The games viewing benches done in 1965 by SLA was a novel idea making use of the embankment. The benching has now been extended. This may have had a negative effect in upgrading the old pavilion.
Finally the landmark building of the school, the Keble Memorial Hall designed by yet another old boy late Architect Lala Adithiya stands solid at the entrance to the school. The work on the land leveling for the building commenced in my last year in school, 1966. SLA was very instrumental in organizing many fund raising activities to raise the cost of construction. We boys carried brick cards home with each brick named after the wardens and dignitaries associated with S Thomas’ Colleges and Schools. If I remember right a full card collected 100 rupees. This was quite a sum then. The monthly school bill would also be around Rs 120 then. Madduma Ratnayake's family contributed with machinery for the land levelling while M Y Hemachandra & Co was the building contractor, another parent.
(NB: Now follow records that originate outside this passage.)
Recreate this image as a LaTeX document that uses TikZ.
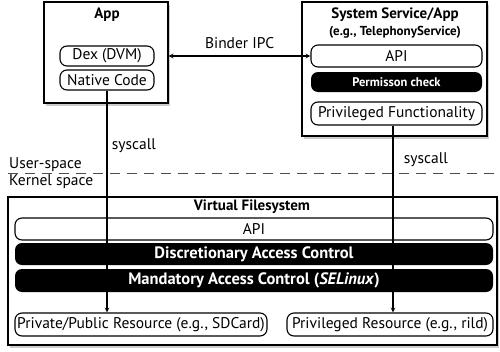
\documentclass[tikz,border=0pt]{standalone}
\usepackage{fontspec}
\setmainfont{PT Sans}
\usetikzlibrary{arrows}
\usetikzlibrary{shadows}
\usetikzlibrary{positioning}

\begin{document}
\begin{tikzpicture}[x=1pt, y=-1pt, >=stealth,
    font=\fontsize{15.5}{17}\selectfont]
    \tikzstyle{frame}=[draw, line width=1.4pt, fill=white, inner sep=0pt,
      drop shadow={opacity=0.4, shadow xshift=2pt, shadow yshift=-3pt}]
    \tikzstyle{pill}=[draw, line width=1.1pt, rounded corners=7pt, fill=white, inner sep=0pt]
    \tikzstyle{bar}=[rounded corners=7pt, fill=black, text=white, font=\fontsize{16.5}{18}\selectfont\bfseries, inner sep=0pt]
    \tikzstyle{title}=[font=\fontsize{15}{17}\selectfont\bfseries, inner sep=0pt]
    \useasboundingbox (0,0) rectangle (500,351);
    % user space
    \node[frame, minimum width=124pt, minimum height=101pt] (app) at (106,52.5) {};
    \node[title] (apptitle) at (107,15) {App};
    \node[pill, minimum width=94pt, minimum height=20pt] (dex) at (107,56) {Dex (DVM)};
    \node[pill, minimum width=94pt, minimum height=20pt] (native) at (107,80) {Native Code};
    \node[frame, minimum width=185pt, minimum height=134pt] (sys) at (394.5,69) {};
    \node[title] (systitle) at (395,15) {System Service/App};
    \node[title, font=\fontsize{13}{15}\selectfont\bfseries] (sysex) at (395,32) {(e.g., TelephonyService)};
    \node[pill, minimum width=171pt, minimum height=22pt] (api) at (396.5,56) {API};
    \node[bar, minimum width=171pt, minimum height=20pt,
      font=\fontsize{12.5}{14}\selectfont\bfseries] (perm) at (396.5,82) {Permisson check};
    \node[pill, minimum width=171pt, minimum height=23pt] (priv) at (396.5,113.5) {Privileged Functionality};
    % kernel
    \node[frame, minimum width=489pt, minimum height=148pt] (kernel) at (252.5,271) {};
    \node[title] (vfs) at (252,207) {Virtual Filesystem};
    \node[pill, minimum width=478pt, minimum height=22pt] (kapi) at (254,229) {API};
    \node[bar, minimum width=478pt, minimum height=22pt] (dac) at (254,254) {Discretionary Access Control};
    \node[bar, minimum width=478pt, minimum height=23pt] (mac) at (254,280.5) {Mandatory Access Control (\textit{SELinux})};
    \node[pill, minimum width=252pt, minimum height=23pt] (pubres) at (141,324.5) {Private/Public Resource (e.g., SDCard)};
    \node[pill, minimum width=206pt, minimum height=23pt] (privres) at (390,324.5) {Privileged Resource (e.g., rild)};
    % boundary
    \coordinate (sepl) at (8,173);
    \coordinate (sepr) at (500,173);
    \draw[dashed, dash pattern=on 10pt off 7pt, line width=1pt, gray!60!black] (sepl) -- (sepr);
    \node[anchor=south west, inner sep=1pt] (user) at (sepl) {User-space};
    \node[anchor=north west, inner sep=1pt] (kern) at (sepl) {Kernel space};
    % connectors
    \draw[<->, line width=1.1pt] (app.east |- api.west) -- node[above=3pt] (binder) {Binder IPC} (api.west);
    \draw[->, line width=1.1pt] (native.south) -- node[pos=0.25, right=1pt] (sc1) {syscall} (native.south |- pubres.north);
    \draw[->, line width=1.1pt] (priv.south -| 393,0) -- node[pos=0.18, right=7pt] (sc2) {syscall} (393,0 |- privres.north);
\end{tikzpicture}
\end{document}
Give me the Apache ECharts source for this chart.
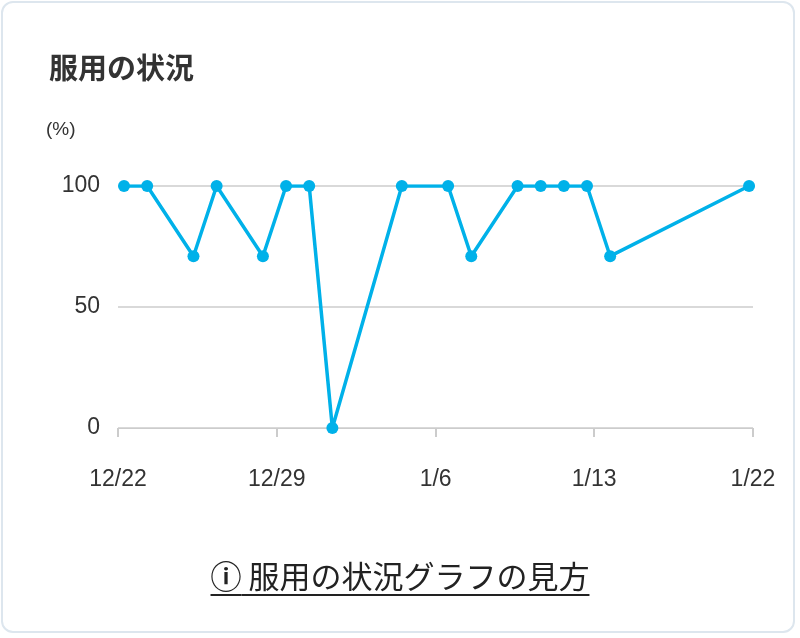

We met three present day teachers Mr Denzil, Mr Bandara and Mr Lal who were very generous in serving us tea. They were impressed of my narration of how the school was then and of the letter writing that was mandatory on Sunday. Today it is the mobile phone that contact parents. Times have changed.
We discuss about school running now. One significant change seen today is the number of day scholars have exceeded the boarders. Get the feeling that priorities have changed from a boarding school to a day-school. This is reflected from the playground being bare of grass. It was here that we spent much of the evenings with Mr Markandan the Games Prefect. The grounds do not seem a priority anymore.
We discuss about any assistance that we could provide on engineering and architectural expertise. The need for developing the pavilion was a requirement, both Dana and I would like to look at it seriously.
It was a memorable visit for me and this writeup is for all of us who passed-out from this institution, and are indebted for all that we received.